## AIM
Pick out every line in the data below that holds "this".

## EXERCISE MATERIAL
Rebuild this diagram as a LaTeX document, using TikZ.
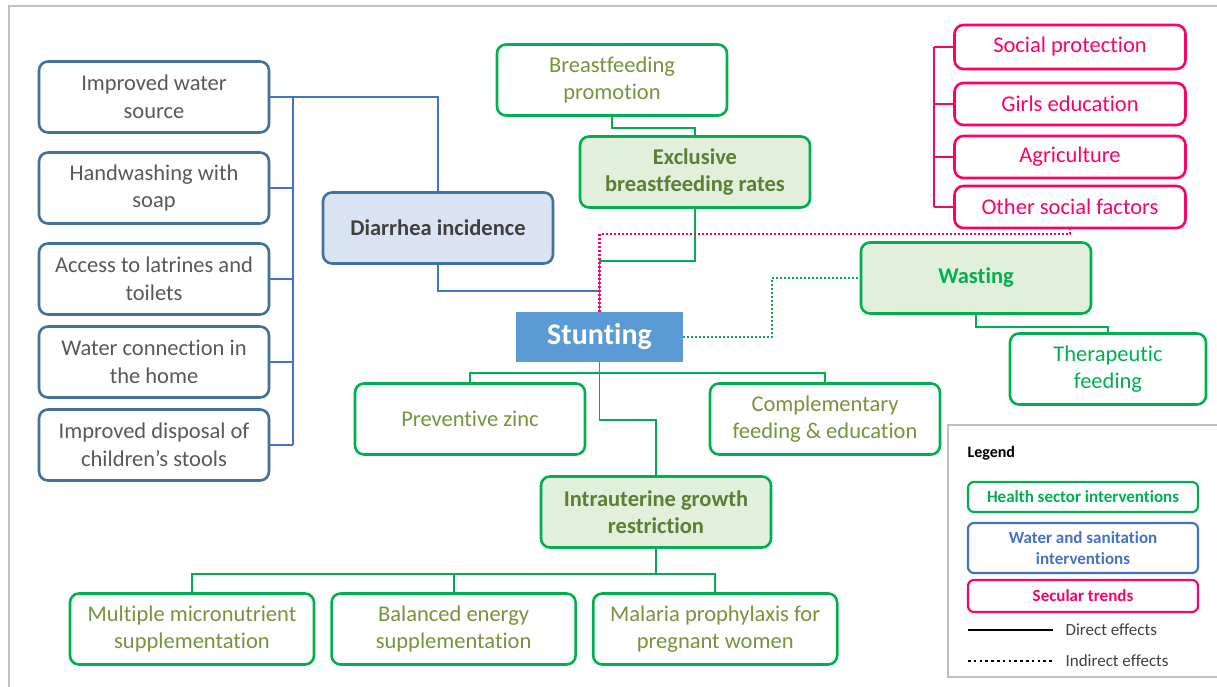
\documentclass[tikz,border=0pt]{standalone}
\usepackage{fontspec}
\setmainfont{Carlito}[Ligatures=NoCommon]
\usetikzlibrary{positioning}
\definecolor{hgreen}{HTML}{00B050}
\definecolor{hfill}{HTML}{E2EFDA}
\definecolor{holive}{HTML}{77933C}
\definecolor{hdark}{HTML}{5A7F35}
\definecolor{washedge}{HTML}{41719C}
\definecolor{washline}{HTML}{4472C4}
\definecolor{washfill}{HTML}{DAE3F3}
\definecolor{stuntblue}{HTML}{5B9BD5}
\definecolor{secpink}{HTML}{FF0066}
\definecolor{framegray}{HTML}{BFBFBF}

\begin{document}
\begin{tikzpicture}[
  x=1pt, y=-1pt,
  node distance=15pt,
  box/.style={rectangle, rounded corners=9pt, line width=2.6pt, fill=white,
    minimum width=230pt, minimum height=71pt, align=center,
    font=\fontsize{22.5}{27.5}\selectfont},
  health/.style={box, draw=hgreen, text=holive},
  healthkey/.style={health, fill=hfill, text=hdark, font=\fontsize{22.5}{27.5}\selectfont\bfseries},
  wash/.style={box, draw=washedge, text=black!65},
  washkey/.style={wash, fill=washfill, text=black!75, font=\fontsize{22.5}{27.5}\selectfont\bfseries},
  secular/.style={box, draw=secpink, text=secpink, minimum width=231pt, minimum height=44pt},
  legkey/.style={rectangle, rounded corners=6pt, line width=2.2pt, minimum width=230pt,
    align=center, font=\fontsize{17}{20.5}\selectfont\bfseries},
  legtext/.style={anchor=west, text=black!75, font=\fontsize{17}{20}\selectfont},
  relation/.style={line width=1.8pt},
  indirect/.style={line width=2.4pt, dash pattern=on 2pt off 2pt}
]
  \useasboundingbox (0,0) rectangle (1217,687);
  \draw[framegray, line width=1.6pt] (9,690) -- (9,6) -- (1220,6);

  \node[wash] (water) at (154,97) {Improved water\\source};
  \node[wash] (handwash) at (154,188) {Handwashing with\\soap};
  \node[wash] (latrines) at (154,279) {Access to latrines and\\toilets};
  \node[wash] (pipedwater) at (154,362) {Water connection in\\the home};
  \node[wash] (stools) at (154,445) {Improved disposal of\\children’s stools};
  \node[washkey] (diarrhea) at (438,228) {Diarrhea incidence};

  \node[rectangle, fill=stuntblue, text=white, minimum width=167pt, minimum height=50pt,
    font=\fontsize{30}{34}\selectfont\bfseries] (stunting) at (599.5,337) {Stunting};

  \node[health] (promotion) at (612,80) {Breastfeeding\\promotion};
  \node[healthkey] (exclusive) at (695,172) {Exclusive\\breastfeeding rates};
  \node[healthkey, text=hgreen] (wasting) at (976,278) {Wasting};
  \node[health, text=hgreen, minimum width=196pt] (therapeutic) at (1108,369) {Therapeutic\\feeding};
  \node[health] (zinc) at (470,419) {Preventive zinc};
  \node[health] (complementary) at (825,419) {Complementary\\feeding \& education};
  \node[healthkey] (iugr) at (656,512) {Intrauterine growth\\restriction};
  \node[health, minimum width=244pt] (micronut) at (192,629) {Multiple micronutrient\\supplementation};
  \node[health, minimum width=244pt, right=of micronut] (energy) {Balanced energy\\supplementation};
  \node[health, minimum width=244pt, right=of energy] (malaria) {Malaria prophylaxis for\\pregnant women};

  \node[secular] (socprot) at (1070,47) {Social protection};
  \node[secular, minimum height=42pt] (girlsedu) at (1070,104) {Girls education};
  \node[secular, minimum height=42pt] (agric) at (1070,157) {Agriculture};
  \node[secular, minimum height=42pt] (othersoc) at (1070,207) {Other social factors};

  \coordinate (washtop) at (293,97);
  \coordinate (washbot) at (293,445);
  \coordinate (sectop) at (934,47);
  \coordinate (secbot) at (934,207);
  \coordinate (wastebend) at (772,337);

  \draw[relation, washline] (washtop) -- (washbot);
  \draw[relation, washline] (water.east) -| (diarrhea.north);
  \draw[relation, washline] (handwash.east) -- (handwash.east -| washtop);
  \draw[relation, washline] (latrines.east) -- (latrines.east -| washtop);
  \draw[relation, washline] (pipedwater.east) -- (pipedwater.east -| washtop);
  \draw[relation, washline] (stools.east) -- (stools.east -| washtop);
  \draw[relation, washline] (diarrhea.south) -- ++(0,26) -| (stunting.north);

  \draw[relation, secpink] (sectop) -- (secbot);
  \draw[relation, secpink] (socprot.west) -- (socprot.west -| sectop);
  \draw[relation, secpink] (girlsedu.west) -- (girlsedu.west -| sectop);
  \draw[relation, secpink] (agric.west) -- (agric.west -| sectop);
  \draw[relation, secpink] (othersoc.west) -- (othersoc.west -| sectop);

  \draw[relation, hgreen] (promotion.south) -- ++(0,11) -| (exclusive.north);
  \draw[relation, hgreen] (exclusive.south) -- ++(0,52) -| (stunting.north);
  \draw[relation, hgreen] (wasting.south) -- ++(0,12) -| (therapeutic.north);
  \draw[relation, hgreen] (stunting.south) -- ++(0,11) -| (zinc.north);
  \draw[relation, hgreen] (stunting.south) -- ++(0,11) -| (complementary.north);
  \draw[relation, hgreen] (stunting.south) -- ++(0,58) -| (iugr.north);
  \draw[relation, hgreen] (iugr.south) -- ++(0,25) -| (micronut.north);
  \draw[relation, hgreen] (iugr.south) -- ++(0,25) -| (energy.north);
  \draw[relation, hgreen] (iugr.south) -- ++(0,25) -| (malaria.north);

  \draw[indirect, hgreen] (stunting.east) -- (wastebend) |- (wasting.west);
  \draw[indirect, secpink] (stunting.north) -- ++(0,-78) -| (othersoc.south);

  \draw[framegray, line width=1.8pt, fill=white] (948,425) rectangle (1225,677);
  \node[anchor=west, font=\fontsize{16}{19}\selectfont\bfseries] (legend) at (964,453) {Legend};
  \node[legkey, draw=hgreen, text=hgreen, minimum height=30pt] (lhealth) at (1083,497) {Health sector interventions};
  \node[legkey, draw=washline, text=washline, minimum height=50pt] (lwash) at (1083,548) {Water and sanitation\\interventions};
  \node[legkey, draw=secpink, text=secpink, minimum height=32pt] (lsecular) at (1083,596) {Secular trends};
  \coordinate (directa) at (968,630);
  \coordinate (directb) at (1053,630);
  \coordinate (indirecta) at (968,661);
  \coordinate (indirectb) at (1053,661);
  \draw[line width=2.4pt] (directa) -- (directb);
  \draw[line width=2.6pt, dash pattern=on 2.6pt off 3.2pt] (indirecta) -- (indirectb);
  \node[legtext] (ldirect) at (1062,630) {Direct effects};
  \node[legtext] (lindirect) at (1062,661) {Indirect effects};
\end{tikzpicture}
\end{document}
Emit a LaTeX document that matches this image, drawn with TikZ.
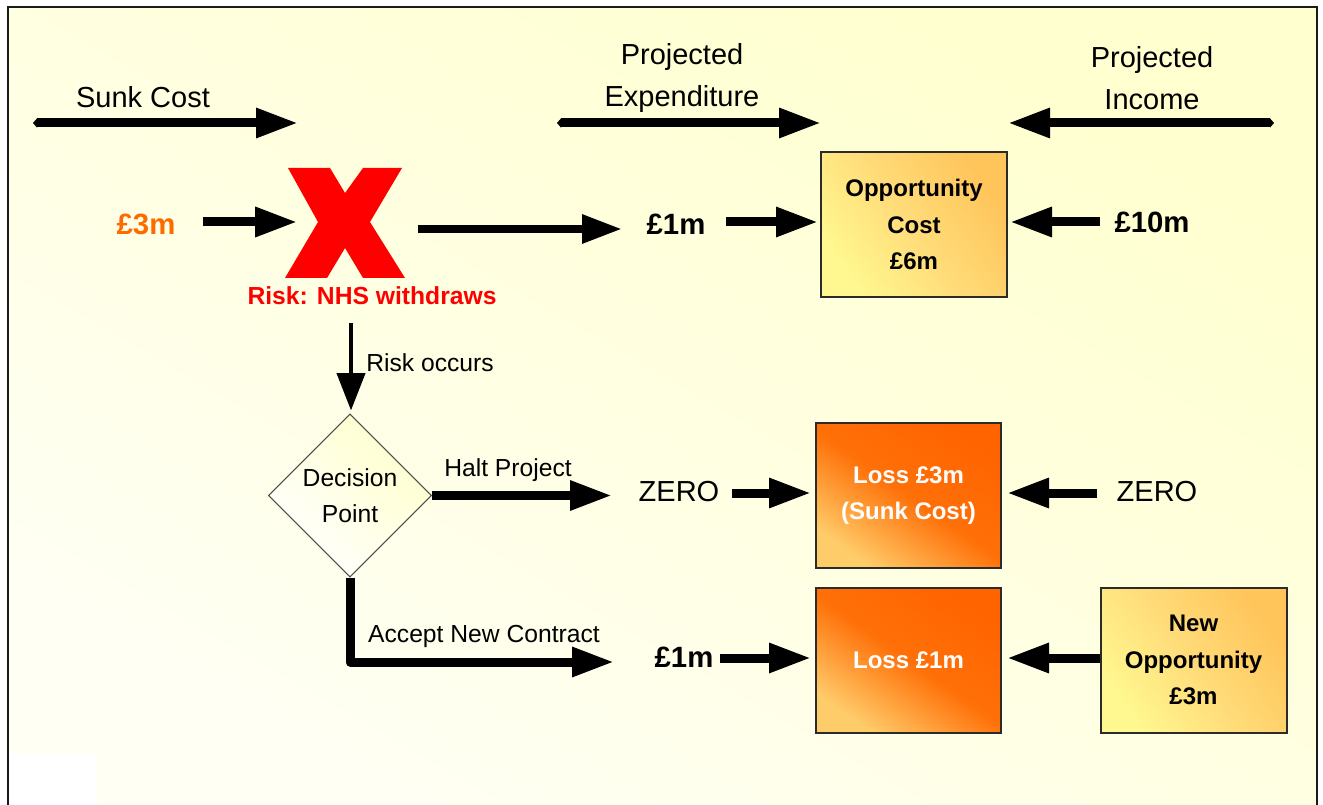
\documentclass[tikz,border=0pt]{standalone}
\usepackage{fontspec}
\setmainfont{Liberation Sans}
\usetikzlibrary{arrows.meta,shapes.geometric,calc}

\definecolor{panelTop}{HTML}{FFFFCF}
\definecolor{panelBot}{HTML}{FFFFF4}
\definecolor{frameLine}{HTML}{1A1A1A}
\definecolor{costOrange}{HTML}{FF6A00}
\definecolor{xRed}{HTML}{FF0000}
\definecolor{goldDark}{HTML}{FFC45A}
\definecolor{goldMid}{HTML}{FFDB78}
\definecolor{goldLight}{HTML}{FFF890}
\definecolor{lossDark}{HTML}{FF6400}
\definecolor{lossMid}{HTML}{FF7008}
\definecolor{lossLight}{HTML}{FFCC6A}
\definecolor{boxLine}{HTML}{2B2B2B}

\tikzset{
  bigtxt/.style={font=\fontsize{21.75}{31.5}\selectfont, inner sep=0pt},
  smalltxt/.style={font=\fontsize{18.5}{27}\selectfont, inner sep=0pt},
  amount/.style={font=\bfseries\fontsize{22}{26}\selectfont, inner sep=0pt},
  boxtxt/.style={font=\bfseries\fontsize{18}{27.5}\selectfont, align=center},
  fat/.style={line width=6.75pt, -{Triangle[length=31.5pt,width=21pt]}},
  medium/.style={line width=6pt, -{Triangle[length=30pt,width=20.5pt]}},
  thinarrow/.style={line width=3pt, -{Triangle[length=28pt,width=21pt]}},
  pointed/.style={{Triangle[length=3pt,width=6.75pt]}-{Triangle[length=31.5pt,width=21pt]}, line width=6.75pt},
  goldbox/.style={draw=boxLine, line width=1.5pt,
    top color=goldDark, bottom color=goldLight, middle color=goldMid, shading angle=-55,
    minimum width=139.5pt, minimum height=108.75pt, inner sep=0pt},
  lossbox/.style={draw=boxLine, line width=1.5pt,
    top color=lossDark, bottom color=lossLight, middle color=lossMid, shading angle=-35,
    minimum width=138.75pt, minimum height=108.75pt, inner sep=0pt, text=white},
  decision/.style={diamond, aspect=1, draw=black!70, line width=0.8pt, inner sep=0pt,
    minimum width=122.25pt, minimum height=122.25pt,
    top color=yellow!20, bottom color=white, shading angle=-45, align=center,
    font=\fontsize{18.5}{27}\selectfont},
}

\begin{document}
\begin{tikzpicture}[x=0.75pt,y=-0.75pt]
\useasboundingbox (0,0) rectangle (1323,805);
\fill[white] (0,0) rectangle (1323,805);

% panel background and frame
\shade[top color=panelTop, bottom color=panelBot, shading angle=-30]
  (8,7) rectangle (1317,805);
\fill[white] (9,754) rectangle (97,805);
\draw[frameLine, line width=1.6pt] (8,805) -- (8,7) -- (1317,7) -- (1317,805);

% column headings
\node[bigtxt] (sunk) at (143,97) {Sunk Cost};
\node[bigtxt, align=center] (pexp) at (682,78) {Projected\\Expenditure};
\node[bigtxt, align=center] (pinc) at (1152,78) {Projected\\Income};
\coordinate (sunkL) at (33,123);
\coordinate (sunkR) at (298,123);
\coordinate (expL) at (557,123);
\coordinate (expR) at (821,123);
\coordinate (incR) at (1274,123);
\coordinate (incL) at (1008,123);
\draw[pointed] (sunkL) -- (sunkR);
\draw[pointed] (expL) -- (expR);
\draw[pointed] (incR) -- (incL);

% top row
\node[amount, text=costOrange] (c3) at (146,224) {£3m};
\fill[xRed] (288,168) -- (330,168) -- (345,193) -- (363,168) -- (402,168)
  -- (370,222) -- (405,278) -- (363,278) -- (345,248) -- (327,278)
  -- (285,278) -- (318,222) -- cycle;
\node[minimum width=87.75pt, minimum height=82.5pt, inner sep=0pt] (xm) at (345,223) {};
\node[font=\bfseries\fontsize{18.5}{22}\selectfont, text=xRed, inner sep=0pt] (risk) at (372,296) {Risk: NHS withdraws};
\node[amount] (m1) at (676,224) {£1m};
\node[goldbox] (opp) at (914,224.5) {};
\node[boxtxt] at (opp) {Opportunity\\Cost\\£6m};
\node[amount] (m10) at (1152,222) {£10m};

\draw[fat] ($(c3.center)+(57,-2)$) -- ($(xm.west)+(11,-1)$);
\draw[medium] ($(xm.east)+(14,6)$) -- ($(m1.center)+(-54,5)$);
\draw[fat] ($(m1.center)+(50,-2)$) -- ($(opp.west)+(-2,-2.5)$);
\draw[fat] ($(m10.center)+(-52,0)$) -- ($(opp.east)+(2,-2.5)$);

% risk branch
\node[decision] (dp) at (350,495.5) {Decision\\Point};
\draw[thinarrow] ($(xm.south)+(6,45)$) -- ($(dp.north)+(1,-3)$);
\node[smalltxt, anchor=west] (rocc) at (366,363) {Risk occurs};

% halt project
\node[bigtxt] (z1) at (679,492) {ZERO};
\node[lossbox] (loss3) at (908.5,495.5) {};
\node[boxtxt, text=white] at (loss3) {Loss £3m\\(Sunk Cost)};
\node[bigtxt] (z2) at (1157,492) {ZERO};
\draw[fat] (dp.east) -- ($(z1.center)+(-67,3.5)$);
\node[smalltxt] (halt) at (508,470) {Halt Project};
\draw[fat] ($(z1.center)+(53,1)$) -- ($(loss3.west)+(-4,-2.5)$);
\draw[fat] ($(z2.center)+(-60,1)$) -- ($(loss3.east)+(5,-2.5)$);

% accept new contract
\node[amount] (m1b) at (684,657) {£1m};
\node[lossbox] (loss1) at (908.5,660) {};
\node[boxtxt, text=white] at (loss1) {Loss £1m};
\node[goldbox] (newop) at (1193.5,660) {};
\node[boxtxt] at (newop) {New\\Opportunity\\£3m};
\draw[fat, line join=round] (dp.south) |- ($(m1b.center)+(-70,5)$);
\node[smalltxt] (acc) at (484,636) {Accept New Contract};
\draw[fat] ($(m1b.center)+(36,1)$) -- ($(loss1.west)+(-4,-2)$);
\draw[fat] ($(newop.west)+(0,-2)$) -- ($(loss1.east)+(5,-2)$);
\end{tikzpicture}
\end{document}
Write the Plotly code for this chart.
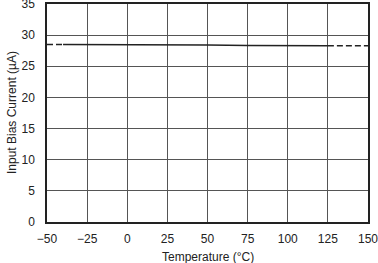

## RESULT
Rebuild this diagram as a LaTeX document, using TikZ.
Emit a LaTeX document that matches this image, drawn with TikZ.
Write the Plotly code for this chart.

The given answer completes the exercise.